The problem: No pictures belong in the copy; return exactly the lines from the one with "Generate a web" through the one with "-20.0, -27.0, -35.9, -48.0, -60.0, -63.9];", both ends included, and nothing else.

Raw records:
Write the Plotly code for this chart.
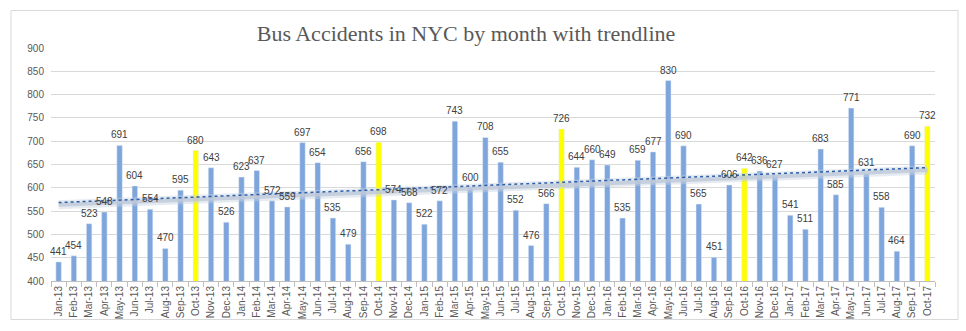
import numpy as np
import plotly.graph_objects as go

months = ["Jan","Feb","Mar","Apr","May","Jun","Jul","Aug","Sep","Oct","Nov","Dec"]
years = ["13","14","15","16","17"]
categories = [f"{m}-{y}" for y in years for m in months][:58]

accidents = [441, 454, 523, 548, 691, 604, 554, 470, 595, 680, 643, 526,
             623, 637, 572, 559, 697, 654, 535, 479, 656, 698, 574, 568,
             522, 572, 743, 600, 708, 655, 552, 476, 566, 726, 644, 660,
             649, 535, 659, 677, 830, 690, 565, 451, 606, 642, 636, 627,
             541, 511, 683, 585, 771, 631, 558, 464, 690, 732]

highlight_month = "Oct"
y_ticks = [400, 450, 500, 550, 600, 650, 700, 750, 800, 850, 900]

BLUE = "#7FA6DC"
YELLOW = "#FFFF00"
colors = [YELLOW if c.startswith(highlight_month) else BLUE for c in categories]

idx = np.arange(len(accidents))
vals = np.array(accidents, dtype=float)
# linear trendline
a, b = np.polyfit(idx, vals, 1)
lin = a * idx + b
# exponential trendline (fit in log space)
ea, eb = np.polyfit(idx, np.log(vals), 1)
expo = np.exp(eb + ea * idx)

fig = go.Figure()
fig.add_trace(go.Bar(
    x=categories, y=accidents, marker_color=colors, width=0.36,
    showlegend=False,
))
fig.add_trace(go.Scatter(
    x=categories, y=expo, mode="lines",
    line=dict(color="rgba(200,210,224,0.45)", width=9), showlegend=False, hoverinfo="skip",
))
fig.add_trace(go.Scatter(
    x=categories, y=expo, mode="lines",
    line=dict(color="rgba(190,200,216,0.8)", width=4), showlegend=False, hoverinfo="skip",
))
fig.add_trace(go.Scatter(
    x=categories, y=lin, mode="lines",
    line=dict(color="#2F5FA8", width=1.5, dash="dot"), showlegend=False, hoverinfo="skip",
))

annotations = [
    dict(x=c, y=v, xref="x", yref="y", text=str(v), showarrow=False,
         yanchor="bottom", yshift=3,
         font=dict(family="Liberation Sans, Arial", size=10, color="#404040"))
    for c, v in zip(categories, accidents)
]

L, R, T, B = 51, 31, 48, 47
W, H = 966, 331
pw, ph = W - L - R, H - T - B

fig.update_layout(
    width=W, height=H,
    margin=dict(l=L, r=R, t=T, b=B),
    paper_bgcolor="white", plot_bgcolor="white",
    title=dict(text="Bus Accidents in NYC by month with trendline",
               x=(466 - L) / pw, xref="paper", xanchor="center",
               y=1 - 33 / H, yanchor="middle",
               font=dict(family="Liberation Serif, DejaVu Serif, serif", size=22, color="#595959")),
    bargap=0.6,
    annotations=annotations,
    xaxis=dict(
        type="category", tickangle=-90, showgrid=False,
        showline=True, linecolor="#BFBFBF", linewidth=1,
        ticks="outside", tickson="boundaries", ticklen=5, tickcolor="#BFBFBF",
        tickfont=dict(family="Liberation Sans, Arial", size=10, color="#595959"),
        range=[-0.5, len(categories) - 0.5],
    ),
    yaxis=dict(
        range=[400, 900], tickvals=y_ticks, showgrid=True, gridcolor="#D9D9D9",
        gridwidth=1, zeroline=False, showline=False, ticks="",
        ticklabelstandoff=6,
        tickfont=dict(family="Liberation Sans, Arial", size=10, color="#595959"),
    ),
    shapes=[dict(
        type="rect", xref="paper", yref="paper",
        x0=(11 - L) / pw, x1=(958 - L) / pw,
        y0=-(323 - (T + ph)) / ph, y1=(T + ph - 10) / ph,
        line=dict(color="#D9D9D9", width=1), fillcolor="rgba(0,0,0,0)", layer="below",
    )],
)

fig.write_html("out.html")
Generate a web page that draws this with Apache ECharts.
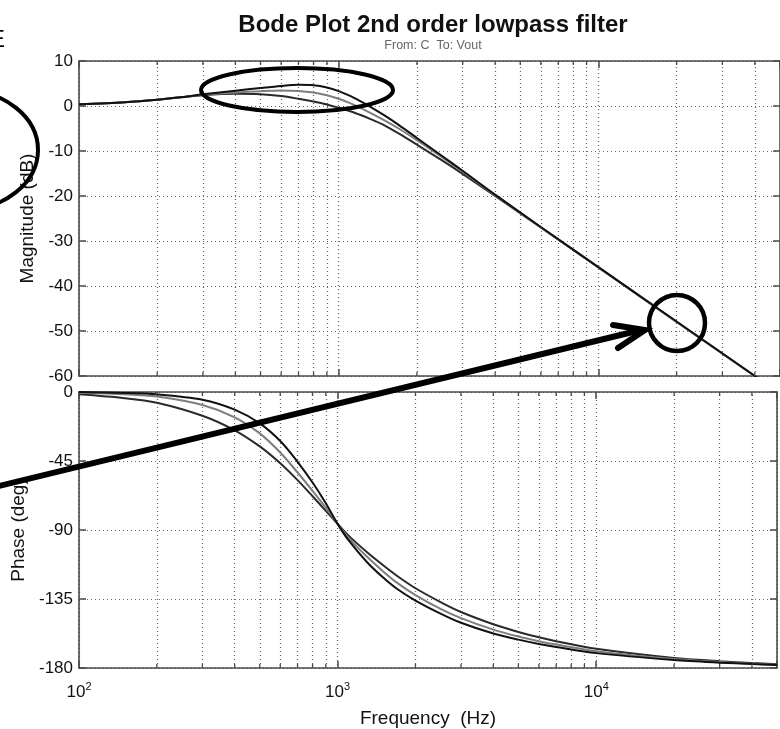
<!DOCTYPE html>
<html><head><meta charset="utf-8">
<script src="https://cdn.jsdelivr.net/npm/echarts@6/dist/echarts.min.js"></script>
<style>html,body{margin:0;padding:0;background:#fff}#c{width:780px;height:729px}</style>
</head><body><div id="c"></div>
<script>
// ---- data ----
const freqMag = [100, 150, 200, 250, 300, 400, 500, 600, 700, 800, 900, 1000, 1100, 1200, 1300, 1500, 1700, 2000, 2500, 3000, 4000, 6000, 10000, 20000, 40000, 50000];
const magHighQ = [0.4, 0.85, 1.4, 2.0, 2.6, 3.4, 4.0, 4.45, 4.7, 4.6, 4.1, 3.3, 2.3, 1.2, 0.1, -2.1, -4.2, -7.1, -11.1, -14.4, -19.7, -26.9, -35.8, -47.9, -60.0, -63.9];
const magMidQ  = [0.4, 0.85, 1.4, 2.0, 2.5, 3.0, 3.3, 3.45, 3.35, 3.0, 2.4, 1.6, 0.7, -0.3, -1.3, -3.2, -5.0, -7.6, -11.4, -14.6, -19.8, -27.0, -35.9, -48.0, -60.0, -63.9];
const magLowQ  = [0.4, 0.85, 1.4, 1.95, 2.4, 2.7, 2.6, 2.2, 1.6, 1.0, 0.35, -0.4, -1.1, -1.9, -2.7, -4.3, -6.1, -8.6, -12.1, -15.1, -20.0, -27.0, -35.9, -48.0, -60.0, -63.9];

const freqPh = [100, 150, 200, 300, 400, 500, 600, 700, 800, 900, 1000, 1100, 1300, 1500, 1700, 2000, 2500, 3000, 4000, 5000, 6000, 7000, 10000, 20000, 30000, 40000, 50000];
const phHighQ = [0, -0.6, -1.5, -5, -11.5, -20.5, -32, -45.5, -59, -72.5, -86, -96.5, -111, -121, -128.5, -136, -144.5, -150.5, -157.5, -161.5, -164.3, -166.3, -170.3, -174.8, -176.5, -177.4, -178];
const phMidQ  = [-0.5, -1.5, -3, -8.5, -16.5, -27, -39.5, -52.5, -64.5, -75.5, -86, -95, -107.5, -117, -124.5, -132.5, -141.5, -147.5, -155, -159.5, -162.5, -164.7, -169, -174.2, -176.1, -177.2, -177.8];
const phLowQ  = [-1.5, -4, -7, -15.5, -25, -35.5, -46.5, -57.5, -68, -77.5, -86, -93.5, -104.5, -113, -120, -128, -137, -143.5, -151.5, -156.5, -160, -162.5, -167.5, -173.5, -175.6, -176.8, -177.5];

const minorGridFreqs = [200, 300, 400, 500, 600, 700, 800, 900, 2000, 3000, 4000, 5000, 6000, 7000, 8000, 9000, 20000, 30000, 40000];
const magTicks = [-60, 10, 10];    // min, max, interval
const phaseTicks = [-180, 0, 45];  // min, max, interval
const freqRange = [100, 50000];

// ---- chart ----
const FONT = 'Liberation Sans, Arial, Helvetica, sans-serif';
const AX = '#4a4a4a';
const GRIDC = '#666';
const pair = (xs, ys) => xs.map((x, i) => [x, ys[i]]);

const chart = echarts.init(document.getElementById('c'), null, {renderer: 'canvas'});

function xAxisDef(grid, pos, labels) {
  return {
    type: 'log', logBase: 10, gridIndex: grid, position: pos,
    min: freqRange[0], max: freqRange[1],
    axisLine: {show: true, onZero: false, lineStyle: {color: AX, width: 1.6}},
    axisTick: {show: true, inside: true, length: 7, lineStyle: {color: AX, width: 1.5}},
    splitLine: {show: pos === 'bottom', lineStyle: {color: GRIDC, type: [1, 3], width: 1.2}},
    axisLabel: labels ? {
      show: true, margin: 13, fontFamily: FONT, color: '#111',
      formatter: function (v) {
        const e = Math.round(Math.log10(v));
        if (Math.abs(Math.pow(10, e) - v) > 1e-6 * v) return '';
        return '{b|10}{s|' + e + '}';
      },
      rich: {b: {fontSize: 17, fontFamily: FONT, color: '#111'}, s: {fontSize: 11, fontFamily: FONT, color: '#111', padding: [0, 0, 11, 0]}}
    } : {show: false},
    name: labels ? 'Frequency  (Hz)' : '', nameLocation: 'middle', nameGap: 41,
    nameTextStyle: {fontSize: 19, fontFamily: FONT, color: '#111'}
  };
}
function yAxisDef(grid, pos, t, name, gap) {
  const left = pos === 'left';
  return {
    type: 'value', gridIndex: grid, position: pos, min: t[0], max: t[1], interval: t[2],
    axisLine: {show: true, onZero: false, lineStyle: {color: AX, width: 1.6}},
    axisTick: {show: true, inside: true, length: 7, lineStyle: {color: AX, width: 1.5}},
    splitLine: {show: left, lineStyle: {color: GRIDC, type: [1, 3], width: 1.2}},
    axisLabel: left ? {show: true, margin: 6, fontSize: 17, fontFamily: FONT, color: '#111'} : {show: false},
    name: left ? name : '', nameLocation: 'middle', nameRotate: 90, nameGap: gap,
    nameTextStyle: {fontSize: 19, fontFamily: FONT, color: '#111'}
  };
}
const minorLines = () => ({
  silent: true, symbol: ['none', 'none'], label: {show: false},
  lineStyle: {color: GRIDC, type: [1, 3], width: 1.2}, emphasis: {disabled: true},
  data: minorGridFreqs.map(f => ({xAxis: f}))
});
function minorTickSeries(xi, yi, t) {
  return {
    type: 'custom', xAxisIndex: xi, yAxisIndex: yi, silent: true, z: 6,
    data: minorGridFreqs.map(f => [f, t[0]]),
    renderItem: function (params, api) {
      const b = api.coord([api.value(0), t[0]]);
      const top = api.coord([api.value(0), t[1]]);
      const st = {stroke: AX, lineWidth: 1.3};
      return {type: 'group', children: [
        {type: 'line', shape: {x1: b[0], y1: b[1], x2: b[0], y2: b[1] - 4}, style: st},
        {type: 'line', shape: {x1: top[0], y1: top[1], x2: top[0], y2: top[1] + 4}, style: st}
      ]};
    }
  };
}
function line(name, data, xi, yi, color, extra) {
  return Object.assign({
    name, type: 'line', data, xAxisIndex: xi, yAxisIndex: yi, showSymbol: false, smooth: 0.3,
    lineStyle: {color, width: 2}, itemStyle: {color}, clip: true, z: 5
  }, extra || {});
}

const option = {
  animation: false,
  backgroundColor: '#fff',
  title: {
    text: 'Bode Plot 2nd order lowpass filter', left: 428, top: 8, textAlign: 'center',
    textStyle: {fontSize: 24, fontWeight: 'bold', fontFamily: FONT, color: '#111'},
    subtext: 'From: C  To: Vout', itemGap: 2,
    subtextStyle: {fontSize: 12.5, fontFamily: FONT, color: '#666'}
  },
  grid: [
    {left: 79, top: 61, width: 702, height: 315, show: false},
    {left: 79, top: 392, width: 702, height: 276, show: false}
  ],
  xAxis: [xAxisDef(0, 'bottom', false), xAxisDef(0, 'top', false), xAxisDef(1, 'bottom', true), xAxisDef(1, 'top', false)],
  yAxis: [yAxisDef(0, 'left', magTicks, 'Magnitude (dB)', 38), yAxisDef(0, 'right', magTicks, '', 0),
          yAxisDef(1, 'left', phaseTicks, 'Phase (deg)', 48), yAxisDef(1, 'right', phaseTicks, '', 0)],
  series: [
    line('mag low Q', pair(freqMag, magLowQ), 0, 0, '#2a2a2a', {markLine: minorLines()}),
    line('mag mid Q', pair(freqMag, magMidQ), 0, 0, '#7d7d7d'),
    line('mag high Q', pair(freqMag, magHighQ), 0, 0, '#111'),
    line('phase low Q', pair(freqPh, phLowQ), 2, 2, '#2a2a2a', {markLine: minorLines()}),
    line('phase mid Q', pair(freqPh, phMidQ), 2, 2, '#7d7d7d'),
    line('phase high Q', pair(freqPh, phHighQ), 2, 2, '#111'),
    minorTickSeries(0, 0, magTicks),
    minorTickSeries(2, 2, phaseTicks)
  ],
  graphic: [
    {type: 'ellipse', z: 100, silent: true, shape: {cx: 297, cy: 90, rx: 96, ry: 22}, style: {fill: 'none', stroke: '#000', lineWidth: 4}},
    {type: 'ellipse', z: 100, silent: true, shape: {cx: -38, cy: 150, rx: 76, ry: 60}, style: {fill: 'none', stroke: '#000', lineWidth: 4}},
    {type: 'circle', z: 100, silent: true, shape: {cx: 677, cy: 323, r: 28}, style: {fill: 'none', stroke: '#000', lineWidth: 4.5}},
    {type: 'polyline', z: 100, silent: true, shape: {points: [[-5, 487], [641, 330]]}, style: {fill: 'none', stroke: '#000', lineWidth: 6}},
    {type: 'polyline', z: 100, silent: true, shape: {points: [[613, 325], [645, 330], [618, 348]]}, style: {fill: 'none', stroke: '#000', lineWidth: 6, lineCap: 'round', lineJoin: 'miter'}},
    {type: 'text', z: 100, silent: true, left: -11, top: 28, style: {text: 'E', fontSize: 24, fontFamily: FONT, fill: '#000'}}
  ]
};
chart.setOption(option);
</script></body></html>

Solution:
Generate a web page that draws this with Apache ECharts.
<!DOCTYPE html>
<html><head><meta charset="utf-8">
<script src="https://cdn.jsdelivr.net/npm/echarts@6/dist/echarts.min.js"></script>
<style>html,body{margin:0;padding:0;background:#fff}#c{width:780px;height:729px}</style>
</head><body><div id="c"></div>
<script>
// ---- data ----
const freqMag = [100, 150, 200, 250, 300, 400, 500, 600, 700, 800, 900, 1000, 1100, 1200, 1300, 1500, 1700, 2000, 2500, 3000, 4000, 6000, 10000, 20000, 40000, 50000];
const magHighQ = [0.4, 0.85, 1.4, 2.0, 2.6, 3.4, 4.0, 4.45, 4.7, 4.6, 4.1, 3.3, 2.3, 1.2, 0.1, -2.1, -4.2, -7.1, -11.1, -14.4, -19.7, -26.9, -35.8, -47.9, -60.0, -63.9];
const magMidQ  = [0.4, 0.85, 1.4, 2.0, 2.5, 3.0, 3.3, 3.45, 3.35, 3.0, 2.4, 1.6, 0.7, -0.3, -1.3, -3.2, -5.0, -7.6, -11.4, -14.6, -19.8, -27.0, -35.9, -48.0, -60.0, -63.9];
const magLowQ  = [0.4, 0.85, 1.4, 1.95, 2.4, 2.7, 2.6, 2.2, 1.6, 1.0, 0.35, -0.4, -1.1, -1.9, -2.7, -4.3, -6.1, -8.6, -12.1, -15.1, -20.0, -27.0, -35.9, -48.0, -60.0, -63.9];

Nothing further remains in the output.